The thing is, it’s been a long journey. I’m talking years of resistance and discomfort and moments when I felt my whole being as a mother was stripped and compromised. It was, and still can be, a little bit of torturous self-talk, too. The “You did this to yourself,” and the, “Well, you can’t 100 percent cut it anyway,” taunts of the mind in quiet hours.

It’s not easy hearing your kids call another woman “mom.” Women want to be the one their kids want to call or run to or love unconditionally. It hasn’t been easy sharing this space, the responsibilities, the milestones, the little moments I sometimes miss out on. It’s not easy wondering if I’m “not as good.” This is the fear every mother has when she shares the floor with another.

When your daughter calls her instead of you to pick her up from school when she’s sick. It’s the seizing in the chest and the breath that catches when you first hear about it. When your son finds you in the midst of a bit of road rage and says, “Mom, what would she do?” It’s the tightening of the lips and the glare of your eyes and the holding back of fiery words.

It’s enduring these moments and coming out the other side with a clearer perspective of the magnitude of the playing field your children are blessed with: a training ground with more minds guiding them, more players cheering them on.

This is the thing I’ve learned about the strength of a mother in a co-parenting situation.
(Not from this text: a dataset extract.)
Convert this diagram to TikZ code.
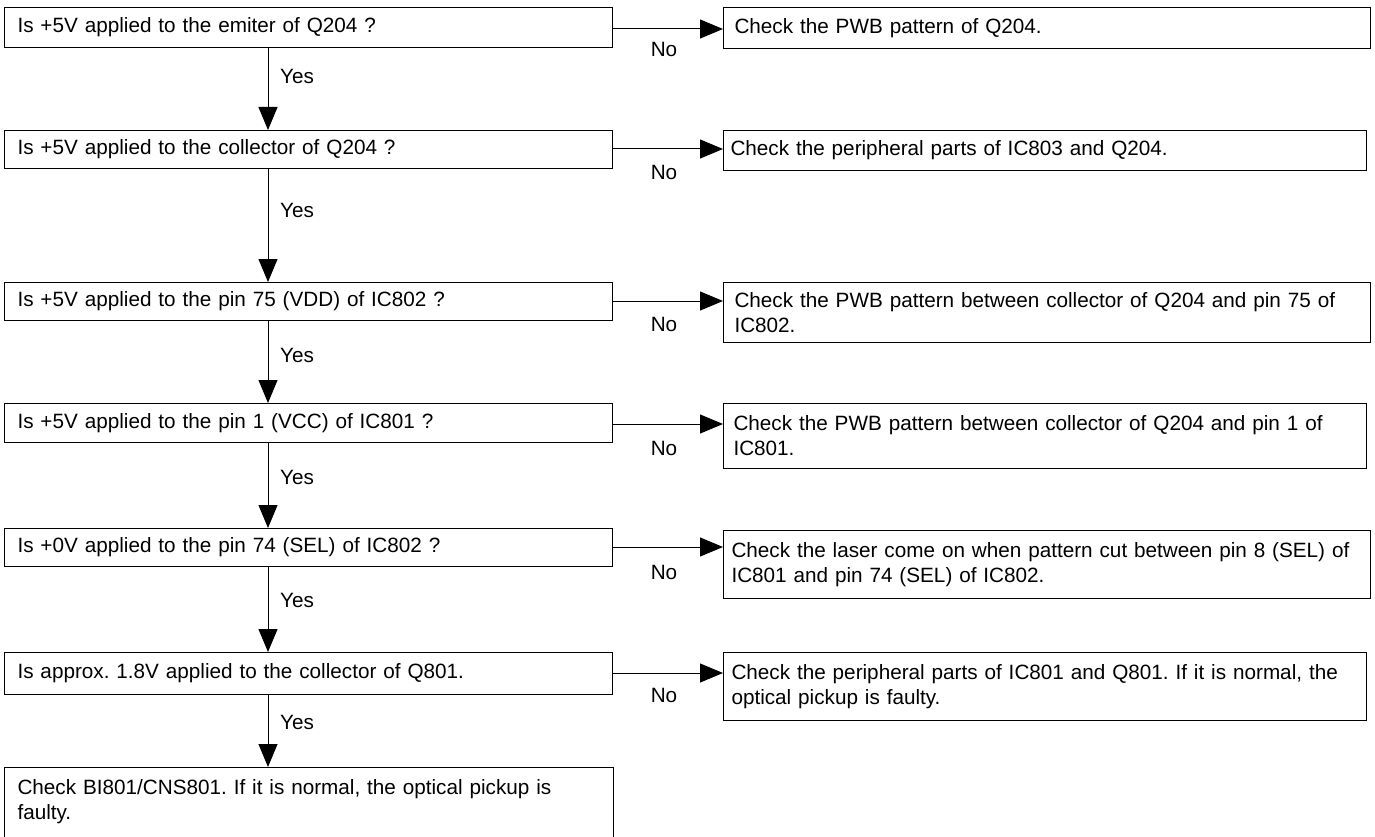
\documentclass[tikz,border=0pt]{standalone}
\usepackage{fontspec}
\setmainfont{Liberation Sans}
\usetikzlibrary{arrows.meta}
\frenchspacing
\tikzset{
  box/.style={draw, line width=1pt, inner ysep=0pt, anchor=north west, align=left, font=\fontsize{20.7}{25}\selectfont},
  lbox/.style={box, inner xsep=13pt, text width=582pt, minimum width=608pt},
  rbox/.style={box, inner xsep=11pt, text width=625pt, minimum width=647pt},
  arr/.style={line width=1pt, -{Triangle[length=23pt,width=19pt]}},
  lab/.style={inner sep=0pt, font=\fontsize{20.7}{25}\selectfont},
}
\begin{document}
\begin{tikzpicture}[x=1pt,y=-1pt]
\useasboundingbox (0,0) rectangle (1375,837);
\clip (0,0) rectangle (1375,837);
% left column
\node[lbox, minimum height=40pt] (L1) at (4,7) {Is +5V applied to the emiter of Q204 ?};
\node[lbox, minimum height=38pt] (L2) at (4,130) {Is +5V applied to the collector of Q204 ?};
\node[lbox, minimum height=38pt] (L3) at (4,282) {Is +5V applied to the pin 75 (VDD) of IC802 ?};
\node[lbox, minimum height=39pt] (L4) at (4,403) {Is +5V applied to the pin 1 (VCC) of IC801 ?};
\node[lbox, minimum height=38pt] (L5) at (4,528) {Is +0V applied to the pin 74 (SEL) of IC802 ?};
\node[lbox, minimum height=42pt] (L6) at (4,652) {Is approx. 1.8V applied to the collector of Q801.};
\node[lbox, draw=none, minimum height=68pt] (L7) at (4,767) {Check BI801/CNS801. If it is normal, the optical pickup is\\faulty.};
\draw[line width=1pt] ([yshift=-20pt]L7.south west) |- (L7.north east) -- ([yshift=-20pt]L7.south east);
% right column
\node[rbox, minimum height=41pt] (R1) at (723,7) {Check the PWB pattern of Q204.};
\node[rbox, inner xsep=7pt, text width=629pt, minimum width=643pt, minimum height=40pt] (R2) at (723,130) {Check the peripheral parts of IC803 and Q204.};
\node[rbox, minimum height=60pt] (R3) at (723,282) {Check the PWB pattern between collector of Q204 and pin 75 of\\IC802.};
\node[rbox, inner xsep=10pt, text width=623pt, minimum width=643pt, minimum height=65pt] (R4) at (723,403) {Check the PWB pattern between collector of Q204 and pin 1 of\\IC801.};
\node[rbox, inner xsep=8pt, text width=631pt, minimum height=68pt] (R5) at (723,530) {Check the laser come on when pattern cut between pin 8 (SEL) of\\IC801 and pin 74 (SEL) of IC802.};
\node[rbox, inner xsep=8pt, text width=627pt, minimum width=643pt, minimum height=68pt] (R6) at (723,652) {Check the peripheral parts of IC801 and Q801. If it is normal, the\\optical pickup is faulty.};
% No arrows
\foreach \i/\y in {1/29,2/149,3/301,4/424,5/547,6/673}{
  \coordinate (h\i) at (0,\y);
  \draw[arr] (L\i.east |- h\i) -- (R\i.west |- h\i);
}
% Yes arrows
\coordinate (ax) at (268,0);
\foreach \i/\j in {1/2,2/3,3/4,4/5,5/6,6/7}{
  \draw[arr] (L\i.south -| ax) -- (L\j.north -| ax);
}
% labels
\foreach \i/\y in {1/49,2/172,3/324,4/448,5/572,6/695}{
  \node[lab] (n\i) at (664,\y) {No};
}
\foreach \i/\y in {1/76,2/210,3/355,4/477,5/600,6/722}{
  \node[lab, anchor=west] (y\i) at (280,\y) {Yes};
}
\end{tikzpicture}
\end{document}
She has to choke back the urge to pull her babies tightly under her own wings, because when she’s given the chance to give her children more love, more expanse for potential, more support, more values, and more wonder, she can’t deny them that. I’ve had to resist demanding the only spot on the top and being the most important woman simply because I gave birth to them, because the endeavours we make to raise them are the most integral.

The failures are heartbreaking, the lessons are transformative, and the profound love that comes from raising them is too great a thing to keep to yourself. The thing with the struggles of sharing this grand stage of being their mother is that, in the process of drowning in anger and breathing in gratitude, in resisting out of jealousy and accepting with selflessness, I’ve expanded my heart to make room for her.

I’m not sharing because my kids have a stepmom; I’m sharing because my kids have another beautiful woman who makes their lives richer. I’m sharing because their father found a woman who I’d choose a million times over to be there when I’m not. I’m sharing because I have two extra hands, and because every mother wishes they could have them for just one day. I’m sharing because I’m grateful for the fact that the beauty in their lives has doubled, not divided.

So, we’re not lucky—we’ve just made the choice to be more of a mother for them.